▶ WRITTEN PROBLEM
Skip all pictures, then copy the lines from the start of the data through the line with "const y = d3.scaleLinear().domain([0, 5000]).range([809, 809", keeping both ends.

***** STORED DATA *****

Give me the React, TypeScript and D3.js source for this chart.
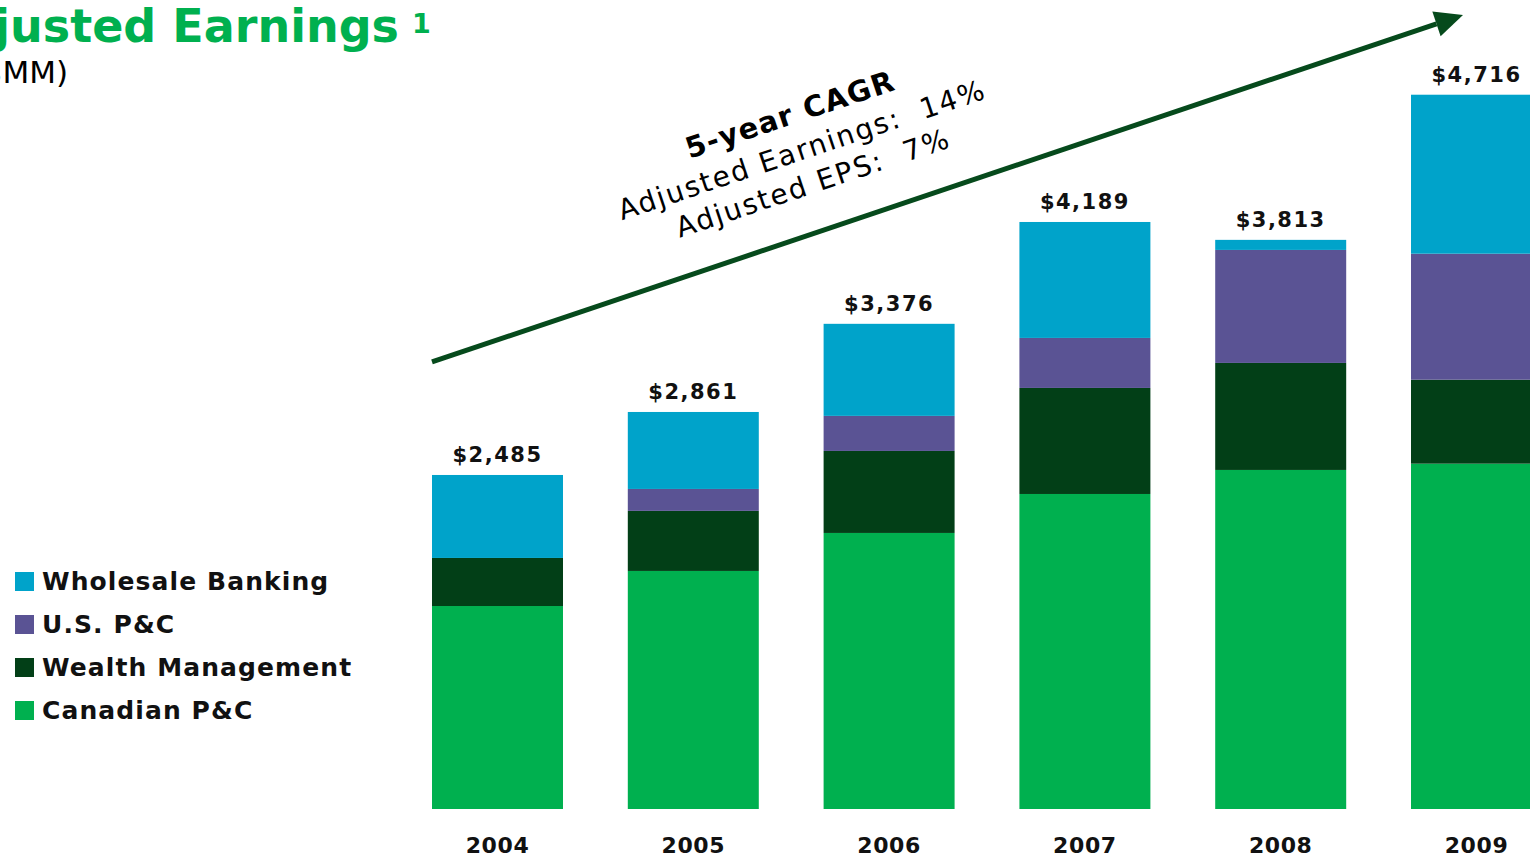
import React from "react";
import * as d3 from "d3";

const years = ["2004", "2005", "2006", "2007", "2008", "2009"];
const canadianPC = [1453, 1704, 1976, 2255, 2427, 2472];
const wealthMgmt = [344, 430, 587, 759, 766, 601];
const usPC = [0, 157, 251, 358, 809, 902];
const wholesale = [594, 551, 659, 830, 72, 1138];
const totalLabels = ["$2,485", "$2,861", "$3,376", "$4,189", "$3,813", "$4,716"];

const seriesKeys = ["canadianPC", "wealthMgmt", "usPC", "wholesale"];
const seriesNames = ["Canadian P&C", "Wealth Management", "U.S. P&C", "Wholesale Banking"];
const seriesColors = ["#00B04F", "#023F17", "#5A5394", "#00A3CA"];

const cagrLines = ["5-year CAGR", "Adjusted Earnings:  14%", "Adjusted EPS:  7%"];

const W = 1530;
const H = 856;
const FONT = "'DejaVu Sans', Verdana, sans-serif";

export default function App() {
  const rows = years.map((y, i) => ({
    year: y,
    canadianPC: canadianPC[i],
    wealthMgmt: wealthMgmt[i],
    usPC: usPC[i],
    wholesale: wholesale[i],
  }));
  const stack = d3.stack<any>().keys(seriesKeys)(rows);

  const x = d3.scaleBand().domain(years).range([432, 1542]).paddingInner(0.331).paddingOuter(0);
  const y = d3.scaleLinear().domain([0, 5000]).range([809, 809 - 698.5]);

  const arrowStart: [number, number] = [x("2004")!, y(3200)];
  const arrowEnd: [number, number] = [x("2009")! + 52, y(5684)];
  const ang = Math.atan2(arrowEnd[1] - arrowStart[1], arrowEnd[0] - arrowStart[0]);
  const headLen = 28;
  const headHalf = 13;
  const bx = arrowEnd[0] - headLen * Math.cos(ang);
  const by = arrowEnd[1] - headLen * Math.sin(ang);
  const px = -Math.sin(ang);
  const py = Math.cos(ang);
  const head = [
    [arrowEnd[0], arrowEnd[1]],
    [bx + headHalf * px, by + headHalf * py],
    [bx - headHalf * px, by - headHalf * py],
  ];

  const legendOrder = [3, 2, 1, 0];

  return (
    <div style={{ position: "fixed", left: 0, top: 0, width: W, height: H, background: "#fff" }}>
      <svg width={W} height={H} style={{ display: "block" }}>
        <rect width={W} height={H} fill="#fff" />
        {/* Title */}
        <text x={399} y={42} textAnchor="end" fontFamily={FONT} fontWeight="bold" fontSize={46} fill="#00B04F">
          Adjusted Earnings
        </text>
        <text x={412} y={33} fontFamily={FONT} fontWeight="bold" fontSize={27} fill="#00B04F">
          1
        </text>
        <text x={68} y={83} textAnchor="end" fontFamily={FONT} fontSize={31} fill="#000">
          ($MM)
        </text>

        {/* Bars */}
        {stack.map((s, si) => (
          <g key={seriesKeys[si]} fill={seriesColors[si]}>
            {s.map((d, i) => (
              <rect
                key={years[i]}
                x={x(years[i])}
                y={y(d[1])}
                width={x.bandwidth()}
                height={Math.max(0, y(d[0]) - y(d[1]))}
              />
            ))}
          </g>
        ))}

        {/* Total labels */}
        {years.map((yr, i) => {
          const top = stack[stack.length - 1][i][1];
          return (
            <text
              key={yr}
              x={x(yr)! + x.bandwidth() / 2}
              y={y(top) - 13}
              textAnchor="middle"
              fontFamily={FONT}
              fontWeight="bold"
              fontSize={21}
              letterSpacing={1.5}
              fill="#111"
            >
              {totalLabels[i]}
            </text>
          );
        })}

        {/* Year labels */}
        {years.map((yr) => (
          <text
            key={yr}
            x={x(yr)! + x.bandwidth() / 2}
            y={853}
            textAnchor="middle"
            fontFamily={FONT}
            fontWeight="bold"
            fontSize={22}
            letterSpacing={0.6}
            fill="#111"
          >
            {yr}
          </text>
        ))}

        {/* Arrow */}
        <line
          x1={arrowStart[0]}
          y1={arrowStart[1]}
          x2={bx}
          y2={by}
          stroke="#064A1C"
          strokeWidth={5}
        />
        <polygon points={head.map((p) => p.join(",")).join(" ")} fill="#064A1C" />

        {/* CAGR text */}
        <g transform="translate(805,159) rotate(-18.5)" fontFamily={FONT} fill="#000" textAnchor="middle">
          <text y={-37} fontWeight="bold" fontSize={29} letterSpacing={1.3}>
            {cagrLines[0]}
          </text>
          <text y={0} fontSize={28} letterSpacing={1.9} style={{ whiteSpace: "pre" }}>
            {cagrLines[1]}
          </text>
          <text y={35} fontSize={28} letterSpacing={1.9} style={{ whiteSpace: "pre" }}>
            {cagrLines[2]}
          </text>
        </g>

        {/* Legend */}
        {legendOrder.map((si, r) => (
          <g key={seriesKeys[si]} transform={`translate(15,${572 + r * 43})`}>
            <rect width={19} height={19} fill={seriesColors[si]} />
            <text x={27} y={18} fontFamily={FONT} fontWeight="bold" fontSize={25} letterSpacing={1.1} fill="#111">
              {seriesNames[si]}
            </text>
          </g>
        ))}
      </svg>
    </div>
  );
}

*****

▶ RESPONSE TO THIS EXERCISE
Give me the React, TypeScript and D3.js source for this chart.
import React from "react";
import * as d3 from "d3";

const years = ["2004", "2005", "2006", "2007", "2008", "2009"];
const canadianPC = [1453, 1704, 1976, 2255, 2427, 2472];
const wealthMgmt = [344, 430, 587, 759, 766, 601];
const usPC = [0, 157, 251, 358, 809, 902];
const wholesale = [594, 551, 659, 830, 72, 1138];
const totalLabels = ["$2,485", "$2,861", "$3,376", "$4,189", "$3,813", "$4,716"];

const seriesKeys = ["canadianPC", "wealthMgmt", "usPC", "wholesale"];
const seriesNames = ["Canadian P&C", "Wealth Management", "U.S. P&C", "Wholesale Banking"];
const seriesColors = ["#00B04F", "#023F17", "#5A5394", "#00A3CA"];

const cagrLines = ["5-year CAGR", "Adjusted Earnings:  14%", "Adjusted EPS:  7%"];

const W = 1530;
const H = 856;
const FONT = "'DejaVu Sans', Verdana, sans-serif";

export default function App() {
  const rows = years.map((y, i) => ({
    year: y,
    canadianPC: canadianPC[i],
    wealthMgmt: wealthMgmt[i],
    usPC: usPC[i],
    wholesale: wholesale[i],
  }));
  const stack = d3.stack<any>().keys(seriesKeys)(rows);

  const x = d3.scaleBand().domain(years).range([432, 1542]).paddingInner(0.331).paddingOuter(0);
  const y = d3.scaleLinear().domain([0, 5000]).range([809, 809 - 698.5]);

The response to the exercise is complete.